Lately I have been finding it hard to get really excited about much at all. I mean, my heart still skips a beat to see the Gentleman Caller, and my face lights up when A Certain Boy is around. I danced joyous laps of the studio after my face cutting, and was all dizzy and ecstatic after the suspension show last Saturday. And I confess to doing a childish leap into the air when I first spotted a house with its Christmas lights on the other week. The Shadowers film left me in a state of delirious awe. There are moments of ecstasy still, true, those dazzling moments that cut straight through the muck that covers my rose-coloured glasses. But they don't seem as frequent, or as bright or... its hard to describe it exactly. Maybe its depression, maybe its exhaustion, maybe its grief, maybe its just that I am turning into a jaded old creature. Blah. Bah humbug!

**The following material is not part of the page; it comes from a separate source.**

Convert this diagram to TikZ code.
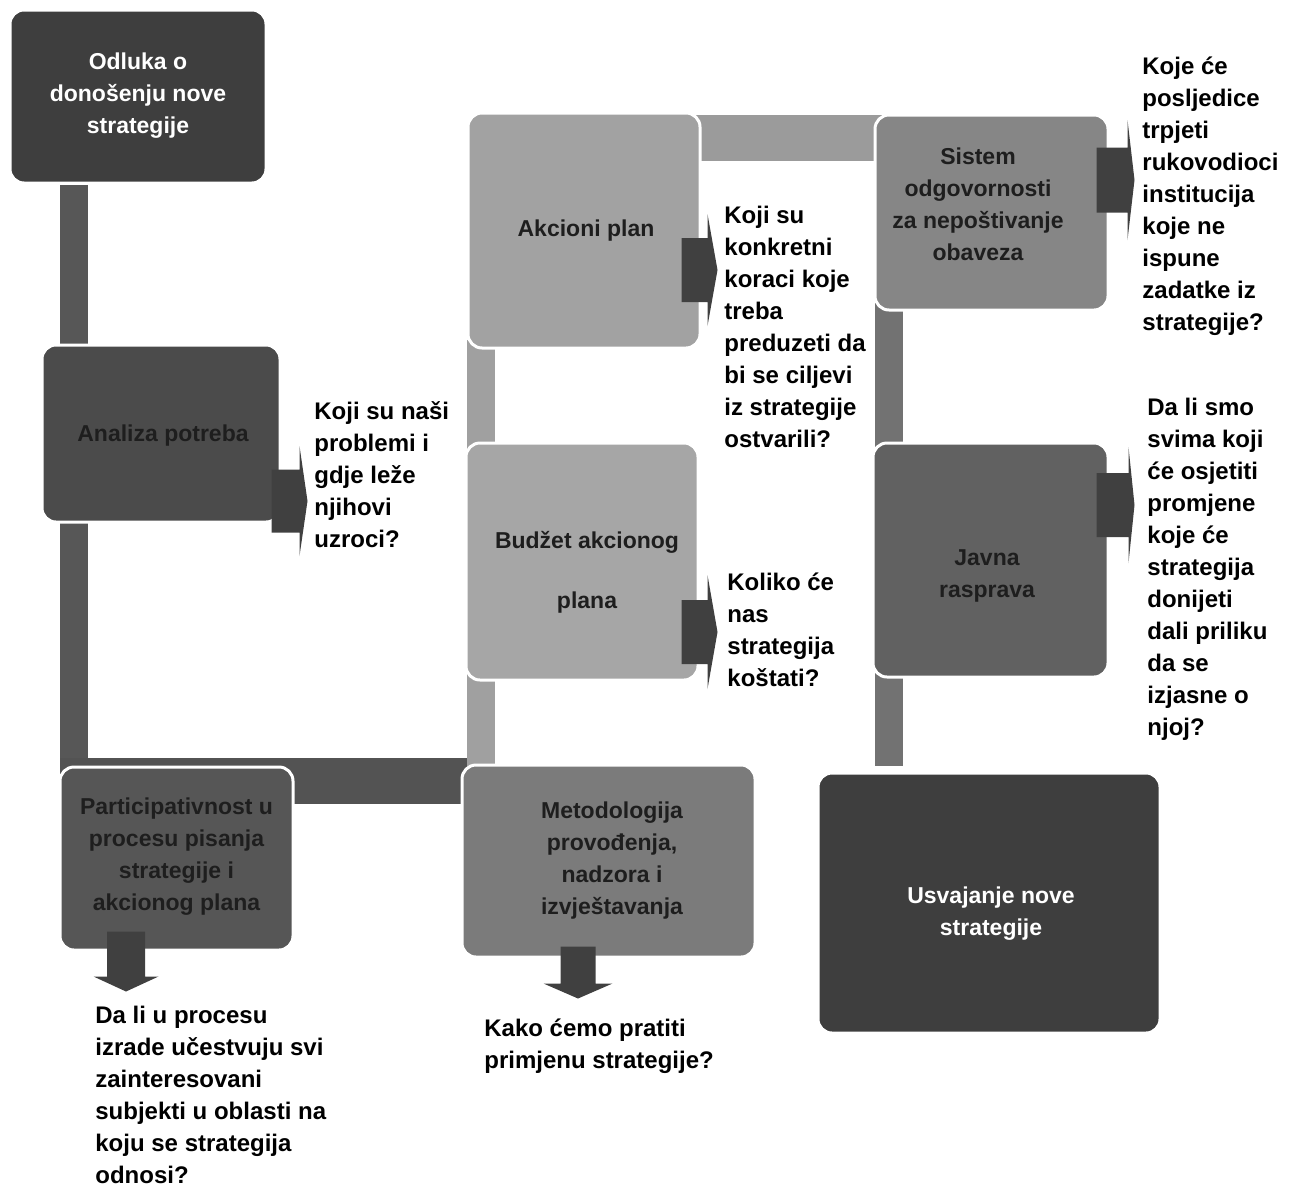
\documentclass[tikz,border=0pt]{standalone}
\usepackage{fontspec}
\setmainfont{Liberation Sans}
\usepackage{tikz}
\usepackage{xcolor}
\usetikzlibrary{backgrounds}

\definecolor{boxtext}{HTML}{1E1E1E}
\definecolor{odlukagrey}{HTML}{3E3E3E}
\definecolor{analizagrey}{HTML}{4B4B4B}
\definecolor{particgrey}{HTML}{565656}
\definecolor{akcionigrey}{HTML}{A2A2A2}
\definecolor{budzetgrey}{HTML}{A6A6A6}
\definecolor{metodgrey}{HTML}{7B7B7B}
\definecolor{sistemgrey}{HTML}{868686}
\definecolor{javnagrey}{HTML}{616161}
\definecolor{usvajgrey}{HTML}{3E3E3E}
\definecolor{barleft}{HTML}{575757}
\definecolor{barbottom}{HTML}{535353}
\definecolor{barmid}{HTML}{A0A0A0}
\definecolor{bartop}{HTML}{9B9B9B}
\definecolor{barright}{HTML}{727272}
\definecolor{arrowgrey}{HTML}{404040}

\begin{document}
\begin{tikzpicture}[x=0.5pt, y=-0.5pt,
  box/.style={rounded corners=7pt, draw=white, line width=1.5pt, inner sep=0pt},
  boxlabel/.style={align=center, inner sep=0pt, text=boxtext,
    font=\fontsize{11.5}{16}\selectfont\bfseries},
  question/.style={anchor=west, align=left, inner sep=0pt, text=black,
    font=\fontsize{12}{16}\selectfont\bfseries},
  bar/.style={line width=14pt},
  widebar/.style={line width=23pt},
  pointer/.style={fill=arrowgrey}]
\useasboundingbox (0,0) rectangle (1294,1189);

% Steps of the process
\node[box, fill=odlukagrey, minimum width=128pt, minimum height=86.5pt] (odluka) at (138,96.5) {};
\node[box, fill=analizagrey, minimum width=119pt, minimum height=88.5pt] (analiza) at (161,433.5) {};
\node[box, fill=particgrey, minimum width=116.5pt, minimum height=91.5pt] (partic) at (176.5,858.5) {};
\node[box, fill=akcionigrey, minimum width=116pt, minimum height=117.5pt] (akcioni) at (584,230.5) {};
\node[box, fill=budzetgrey, minimum width=116pt, minimum height=118.5pt] (budzet) at (582,561.5) {};
\node[box, fill=metodgrey, minimum width=146.5pt, minimum height=96pt] (metod) at (608.5,861) {};
\node[box, fill=sistemgrey, minimum width=116.5pt, minimum height=97.5pt] (sistem) at (991.5,212.5) {};
\node[box, fill=javnagrey, minimum width=117.5pt, minimum height=117pt] (javna) at (990.5,560) {};
\node[box, fill=usvajgrey, minimum width=171pt, minimum height=130pt] (usvaj) at (989,903) {};

% Texts of the steps
\node[boxlabel, text=white] (odlukatext) at (138,96) {Odluka o\\donošenju nove\\strategije};
\node[boxlabel] (analizatext) at (163,435.5) {Analiza potreba};
\node[boxlabel] (partictext) at (176.5,856.5) {Participativnost u\\procesu pisanja\\strategije i\\akcionog plana};
\node[boxlabel] (akcionitext) at (586,230.5) {Akcioni plan};
\node[boxlabel] (budzettext) at (587,572.5) {Budžet akcionog\\[14pt]plana};
\node[boxlabel] (metodtext) at (612,860.5) {Metodologija\\provođenja,\\nadzora i\\izvještavanja};
\node[boxlabel] (sistemtext) at (978,204.5) {Sistem\\odgovornosti\\za nepoštivanje\\obaveza};
\node[boxlabel] (javnatext) at (987,575.5) {Javna\\rasprava};
\node[boxlabel, text=white] (usvajtext) at (991,914) {Usvajanje nove\\strategije};

% Bends of the connecting band
\coordinate (lowleft) at (74,781);
\coordinate (lowmid) at (481,781);
\coordinate (topmid) at (530,137.5);
\coordinate (topright) at (940,137.5);
\coordinate (rightcol) at (889,160);

\begin{scope}[on background layer]
\draw[bar, draw=barleft, shorten >=-12pt] (odluka.south -| lowleft) -- (lowleft);
\draw[widebar, draw=barbottom, shorten <=-7pt, shorten >=-7pt] (lowleft) -- (lowmid);
\draw[bar, draw=barmid, shorten <=-12pt, shorten >=-5pt] (lowmid) -- (akcioni.south -| lowmid);
\draw[widebar, draw=bartop] (topmid) -- (topright);
\draw[bar, draw=barright, shorten >=3pt] (rightcol) -- (rightcol |- usvaj.north);
\end{scope}

% Block arrows to the questions
\fill[pointer, shift={(analiza.east)}] (-10,36) rectangle (18,99) (18,12.5) -- (26,67.5) -- (18,122.5) -- cycle;
\fill[pointer, shift={(akcioni.east)}] (-20,7.5) rectangle (6,71.5) (6,-16.5) -- (16,39.5) -- (6,95.5) -- cycle;
\fill[pointer, shift={(budzet.east)}] (-18,38.5) rectangle (8,102.5) (8,13.5) -- (18,70.5) -- (8,127.5) -- cycle;
\fill[pointer, shift={(sistem.east)}] (-13,-65) rectangle (18,0) (18,-92.5) -- (25,-32.5) -- (18,27.5) -- cycle;
\fill[pointer, shift={(javna.east)}] (-13,-87) rectangle (19,-23) (19,-113) -- (25,-55) -- (19,3) -- cycle;
\fill[pointer, shift={(partic.south)}] (-69.5,-20) rectangle (-31.5,25) (-83,25) -- (-50.5,40) -- (-18,25) -- cycle;
\fill[pointer, shift={(metod.south)}] (-48,-12) rectangle (-13,25) (-65,25) -- (-30.5,40) -- (4,25) -- cycle;

% Questions
\node[question] (qanaliza) at (314,475) {Koji su naši\\problemi i\\gdje leže\\njihovi\\uzroci?};
\node[question] (qakcioni) at (724,326.5) {Koji su\\konkretni\\koraci koje\\treba\\preduzeti da\\bi se ciljevi\\iz strategije\\ostvarili?};
\node[question] (qbudzet) at (727,630) {Koliko će\\nas\\strategija\\koštati?};
\node[question] (qsistem) at (1142,196) {Koje će\\posljedice\\trpjeti\\rukovodioci\\institucija\\koje ne\\ispune\\zadatke iz\\strategije?};
\node[question] (qjavna) at (1147,569) {Da li smo\\svima koji\\će osjetiti\\promjene\\koje će\\strategija\\donijeti\\dali priliku\\da se\\izjasne o\\njoj?};
\node[question] (qpartic) at (95,1095) {Da li u procesu\\izrade učestvuju svi\\zainteresovani\\subjekti u oblasti na\\koju se strategija\\odnosi?};
\node[question] (qmetod) at (484,1046) {Kako ćemo pratiti\\primjenu strategije?};
\end{tikzpicture}
\end{document}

But Christmas falls late now
Flatter and colder
And never as bright as when we used to fall
And even if we drink
I don't think we would kiss
In the way that we did
When the woman was only a girl
- The Cure
'Last Dance'
I just wish I could remember where I put that lotus.
* This is not meant to be an accurate depiction of her as such, just what she was to me at that moment. I don't know her very well at all, and obviously we see things as we are and not are they are anyway!